* [TASK DESCRIPTION]
Write the data below out exactly as it stands. Do not include the pictures.

* [DATA SECTION]
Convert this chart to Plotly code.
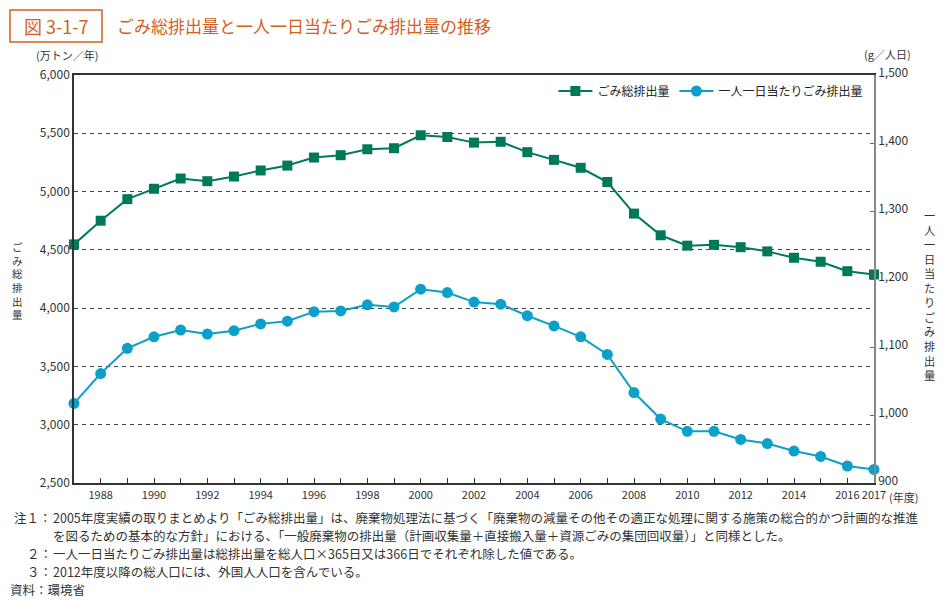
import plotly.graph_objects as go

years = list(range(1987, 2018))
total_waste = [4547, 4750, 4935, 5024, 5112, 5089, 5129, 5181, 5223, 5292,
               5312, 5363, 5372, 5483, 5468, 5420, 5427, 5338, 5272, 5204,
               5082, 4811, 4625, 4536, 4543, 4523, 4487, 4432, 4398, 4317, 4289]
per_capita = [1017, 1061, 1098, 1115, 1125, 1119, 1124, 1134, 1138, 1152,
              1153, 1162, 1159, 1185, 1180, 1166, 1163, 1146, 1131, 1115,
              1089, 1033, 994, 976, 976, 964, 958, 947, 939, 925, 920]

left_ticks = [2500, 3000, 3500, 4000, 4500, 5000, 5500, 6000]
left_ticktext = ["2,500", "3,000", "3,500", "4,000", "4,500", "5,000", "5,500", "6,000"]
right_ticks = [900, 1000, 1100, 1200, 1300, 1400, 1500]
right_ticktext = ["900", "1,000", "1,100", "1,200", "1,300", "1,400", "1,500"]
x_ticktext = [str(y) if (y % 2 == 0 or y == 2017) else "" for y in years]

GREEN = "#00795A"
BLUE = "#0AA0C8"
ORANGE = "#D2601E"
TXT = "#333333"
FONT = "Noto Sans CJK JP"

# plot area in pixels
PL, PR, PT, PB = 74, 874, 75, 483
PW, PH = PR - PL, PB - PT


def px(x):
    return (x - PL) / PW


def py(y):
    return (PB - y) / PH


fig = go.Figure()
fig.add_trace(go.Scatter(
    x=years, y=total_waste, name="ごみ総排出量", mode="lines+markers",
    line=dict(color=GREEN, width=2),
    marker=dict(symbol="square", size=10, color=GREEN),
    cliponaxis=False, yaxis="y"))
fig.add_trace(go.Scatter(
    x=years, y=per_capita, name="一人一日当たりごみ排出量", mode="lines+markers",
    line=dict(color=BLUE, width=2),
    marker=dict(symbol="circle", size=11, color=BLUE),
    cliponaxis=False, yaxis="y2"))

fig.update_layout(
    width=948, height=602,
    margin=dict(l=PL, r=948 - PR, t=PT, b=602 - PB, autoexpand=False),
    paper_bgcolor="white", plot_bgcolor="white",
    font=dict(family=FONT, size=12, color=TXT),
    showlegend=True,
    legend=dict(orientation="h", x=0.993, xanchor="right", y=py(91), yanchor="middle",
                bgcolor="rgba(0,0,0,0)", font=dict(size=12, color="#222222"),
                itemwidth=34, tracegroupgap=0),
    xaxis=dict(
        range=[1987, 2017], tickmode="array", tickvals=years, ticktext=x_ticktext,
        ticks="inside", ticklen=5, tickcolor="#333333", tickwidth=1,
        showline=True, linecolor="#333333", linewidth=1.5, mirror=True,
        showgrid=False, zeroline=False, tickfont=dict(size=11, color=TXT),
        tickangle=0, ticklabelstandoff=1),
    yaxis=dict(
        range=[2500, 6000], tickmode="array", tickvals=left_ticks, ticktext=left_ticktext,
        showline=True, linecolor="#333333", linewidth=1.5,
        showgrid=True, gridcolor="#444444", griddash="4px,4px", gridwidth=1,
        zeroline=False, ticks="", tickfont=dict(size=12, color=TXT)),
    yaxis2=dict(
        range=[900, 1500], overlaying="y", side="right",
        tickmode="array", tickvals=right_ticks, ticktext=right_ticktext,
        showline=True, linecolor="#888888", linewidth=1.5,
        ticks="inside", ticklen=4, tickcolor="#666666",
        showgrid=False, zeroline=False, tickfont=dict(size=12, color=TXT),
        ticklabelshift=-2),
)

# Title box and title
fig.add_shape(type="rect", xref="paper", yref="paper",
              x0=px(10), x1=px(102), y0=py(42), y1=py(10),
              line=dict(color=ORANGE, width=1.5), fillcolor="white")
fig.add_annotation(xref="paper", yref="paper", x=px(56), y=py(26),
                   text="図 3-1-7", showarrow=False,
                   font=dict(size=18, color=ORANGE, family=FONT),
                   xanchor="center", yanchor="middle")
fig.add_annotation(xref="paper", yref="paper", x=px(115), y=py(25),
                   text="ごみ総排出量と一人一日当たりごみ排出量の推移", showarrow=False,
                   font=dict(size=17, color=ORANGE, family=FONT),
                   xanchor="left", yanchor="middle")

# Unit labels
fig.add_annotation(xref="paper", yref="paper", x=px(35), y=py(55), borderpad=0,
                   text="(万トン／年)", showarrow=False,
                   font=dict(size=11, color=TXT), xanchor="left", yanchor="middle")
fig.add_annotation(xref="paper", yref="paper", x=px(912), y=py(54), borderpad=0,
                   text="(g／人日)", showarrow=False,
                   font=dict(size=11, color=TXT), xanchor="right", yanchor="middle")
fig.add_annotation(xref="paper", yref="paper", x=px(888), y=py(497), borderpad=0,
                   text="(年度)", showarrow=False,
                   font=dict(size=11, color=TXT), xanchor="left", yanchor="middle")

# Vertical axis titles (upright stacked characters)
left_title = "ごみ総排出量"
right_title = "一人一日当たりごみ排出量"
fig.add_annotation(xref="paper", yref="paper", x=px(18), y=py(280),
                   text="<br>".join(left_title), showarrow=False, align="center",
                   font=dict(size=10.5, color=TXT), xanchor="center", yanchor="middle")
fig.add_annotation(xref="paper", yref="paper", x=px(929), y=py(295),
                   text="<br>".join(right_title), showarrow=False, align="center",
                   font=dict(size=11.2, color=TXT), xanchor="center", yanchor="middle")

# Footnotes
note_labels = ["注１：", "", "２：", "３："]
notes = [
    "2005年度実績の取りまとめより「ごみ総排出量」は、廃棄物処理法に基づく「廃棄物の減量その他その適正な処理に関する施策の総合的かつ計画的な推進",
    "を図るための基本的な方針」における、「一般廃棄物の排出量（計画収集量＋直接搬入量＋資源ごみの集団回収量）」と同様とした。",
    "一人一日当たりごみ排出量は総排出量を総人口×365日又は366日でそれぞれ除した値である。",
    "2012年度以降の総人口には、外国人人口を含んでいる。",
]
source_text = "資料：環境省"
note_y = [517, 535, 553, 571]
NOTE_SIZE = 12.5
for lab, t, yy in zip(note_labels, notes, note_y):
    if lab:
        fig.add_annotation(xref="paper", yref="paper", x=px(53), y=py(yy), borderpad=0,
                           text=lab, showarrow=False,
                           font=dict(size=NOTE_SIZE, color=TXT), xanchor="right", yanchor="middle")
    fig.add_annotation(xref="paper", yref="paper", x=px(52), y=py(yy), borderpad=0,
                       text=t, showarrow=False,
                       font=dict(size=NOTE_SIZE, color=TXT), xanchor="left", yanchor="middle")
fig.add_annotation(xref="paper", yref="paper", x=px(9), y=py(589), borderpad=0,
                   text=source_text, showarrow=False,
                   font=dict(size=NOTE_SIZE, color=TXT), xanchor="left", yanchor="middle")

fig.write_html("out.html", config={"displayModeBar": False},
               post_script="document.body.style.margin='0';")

* [REPLY TO THE TASK]
Convert this chart to Plotly code.
import plotly.graph_objects as go

years = list(range(1987, 2018))
total_waste = [4547, 4750, 4935, 5024, 5112, 5089, 5129, 5181, 5223, 5292,
               5312, 5363, 5372, 5483, 5468, 5420, 5427, 5338, 5272, 5204,
               5082, 4811, 4625, 4536, 4543, 4523, 4487, 4432, 4398, 4317, 4289]
per_capita = [1017, 1061, 1098, 1115, 1125, 1119, 1124, 1134, 1138, 1152,
              1153, 1162, 1159, 1185, 1180, 1166, 1163, 1146, 1131, 1115,
              1089, 1033, 994, 976, 976, 964, 958, 947, 939, 925, 920]

left_ticks = [2500, 3000, 3500, 4000, 4500, 5000, 5500, 6000]
left_ticktext = ["2,500", "3,000", "3,500", "4,000", "4,500", "5,000", "5,500", "6,000"]
right_ticks = [900, 1000, 1100, 1200, 1300, 1400, 1500]
right_ticktext = ["900", "1,000", "1,100", "1,200", "1,300", "1,400", "1,500"]
x_ticktext = [str(y) if (y % 2 == 0 or y == 2017) else "" for y in years]

GREEN = "#00795A"
BLUE = "#0AA0C8"
ORANGE = "#D2601E"
TXT = "#333333"
FONT = "Noto Sans CJK JP"

# plot area in pixels
PL, PR, PT, PB = 74, 874, 75, 483
PW, PH = PR - PL, PB - PT


def px(x):
    return (x - PL) / PW


def py(y):
    return (PB - y) / PH


fig = go.Figure()
fig.add_trace(go.Scatter(
    x=years, y=total_waste, name="ごみ総排出量", mode="lines+markers",
    line=dict(color=GREEN, width=2),
    marker=dict(symbol="square", size=10, color=GREEN),
    cliponaxis=False, yaxis="y"))
fig.add_trace(go.Scatter(
    x=years, y=per_capita, name="一人一日当たりごみ排出量", mode="lines+markers",
    line=dict(color=BLUE, width=2),
    marker=dict(symbol="circle", size=11, color=BLUE),
    cliponaxis=False, yaxis="y2"))

fig.update_layout(
    width=948, height=602,
    margin=dict(l=PL, r=948 - PR, t=PT, b=602 - PB, autoexpand=False),
    paper_bgcolor="white", plot_bgcolor="white",
    font=dict(family=FONT, size=12, color=TXT),
    showlegend=True,
    legend=dict(orientation="h", x=0.993, xanchor="right", y=py(91), yanchor="middle",
                bgcolor="rgba(0,0,0,0)", font=dict(size=12, color="#222222"),
                itemwidth=34, tracegroupgap=0),
    xaxis=dict(
        range=[1987, 2017], tickmode="array", tickvals=years, ticktext=x_ticktext,
        ticks="inside", ticklen=5, tickcolor="#333333", tickwidth=1,
        showline=True, linecolor="#333333", linewidth=1.5, mirror=True,
        showgrid=False, zeroline=False, tickfont=dict(size=11, color=TXT),
        tickangle=0, ticklabelstandoff=1),
    yaxis=dict(
        range=[2500, 6000], tickmode="array", tickvals=left_ticks, ticktext=left_ticktext,
        showline=True, linecolor="#333333", linewidth=1.5,
        showgrid=True, gridcolor="#444444", griddash="4px,4px", gridwidth=1,
        zeroline=False, ticks="", tickfont=dict(size=12, color=TXT)),
    yaxis2=dict(
        range=[900, 1500], overlaying="y", side="right",
        tickmode="array", tickvals=right_ticks, ticktext=right_ticktext,
        showline=True, linecolor="#888888", linewidth=1.5,
        ticks="inside", ticklen=4, tickcolor="#666666",
        showgrid=False, zeroline=False, tickfont=dict(size=12, color=TXT),
        ticklabelshift=-2),
)

# Title box and title
fig.add_shape(type="rect", xref="paper", yref="paper",
              x0=px(10), x1=px(102), y0=py(42), y1=py(10),
              line=dict(color=ORANGE, width=1.5), fillcolor="white")
fig.add_annotation(xref="paper", yref="paper", x=px(56), y=py(26),
                   text="図 3-1-7", showarrow=False,
                   font=dict(size=18, color=ORANGE, family=FONT),
                   xanchor="center", yanchor="middle")
fig.add_annotation(xref="paper", yref="paper", x=px(115), y=py(25),
                   text="ごみ総排出量と一人一日当たりごみ排出量の推移", showarrow=False,
                   font=dict(size=17, color=ORANGE, family=FONT),
                   xanchor="left", yanchor="middle")

# Unit labels
fig.add_annotation(xref="paper", yref="paper", x=px(35), y=py(55), borderpad=0,
                   text="(万トン／年)", showarrow=False,
                   font=dict(size=11, color=TXT), xanchor="left", yanchor="middle")
fig.add_annotation(xref="paper", yref="paper", x=px(912), y=py(54), borderpad=0,
                   text="(g／人日)", showarrow=False,
                   font=dict(size=11, color=TXT), xanchor="right", yanchor="middle")
fig.add_annotation(xref="paper", yref="paper", x=px(888), y=py(497), borderpad=0,
                   text="(年度)", showarrow=False,
                   font=dict(size=11, color=TXT), xanchor="left", yanchor="middle")

# Vertical axis titles (upright stacked characters)
left_title = "ごみ総排出量"
right_title = "一人一日当たりごみ排出量"
fig.add_annotation(xref="paper", yref="paper", x=px(18), y=py(280),
                   text="<br>".join(left_title), showarrow=False, align="center",
                   font=dict(size=10.5, color=TXT), xanchor="center", yanchor="middle")
fig.add_annotation(xref="paper", yref="paper", x=px(929), y=py(295),
                   text="<br>".join(right_title), showarrow=False, align="center",
                   font=dict(size=11.2, color=TXT), xanchor="center", yanchor="middle")

# Footnotes
note_labels = ["注１：", "", "２：", "３："]
notes = [
    "2005年度実績の取りまとめより「ごみ総排出量」は、廃棄物処理法に基づく「廃棄物の減量その他その適正な処理に関する施策の総合的かつ計画的な推進",
    "を図るための基本的な方針」における、「一般廃棄物の排出量（計画収集量＋直接搬入量＋資源ごみの集団回収量）」と同様とした。",
    "一人一日当たりごみ排出量は総排出量を総人口×365日又は366日でそれぞれ除した値である。",
    "2012年度以降の総人口には、外国人人口を含んでいる。",
]
source_text = "資料：環境省"
note_y = [517, 535, 553, 571]
NOTE_SIZE = 12.5
for lab, t, yy in zip(note_labels, notes, note_y):
    if lab:
        fig.add_annotation(xref="paper", yref="paper", x=px(53), y=py(yy), borderpad=0,
                           text=lab, showarrow=False,
                           font=dict(size=NOTE_SIZE, color=TXT), xanchor="right", yanchor="middle")
    fig.add_annotation(xref="paper", yref="paper", x=px(52), y=py(yy), borderpad=0,
                       text=t, showarrow=False,
                       font=dict(size=NOTE_SIZE, color=TXT), xanchor="left", yanchor="middle")
fig.add_annotation(xref="paper", yref="paper", x=px(9), y=py(589), borderpad=0,
                   text=source_text, showarrow=False,
                   font=dict(size=NOTE_SIZE, color=TXT), xanchor="left", yanchor="middle")

fig.write_html("out.html", config={"displayModeBar": False},
               post_script="document.body.style.margin='0';")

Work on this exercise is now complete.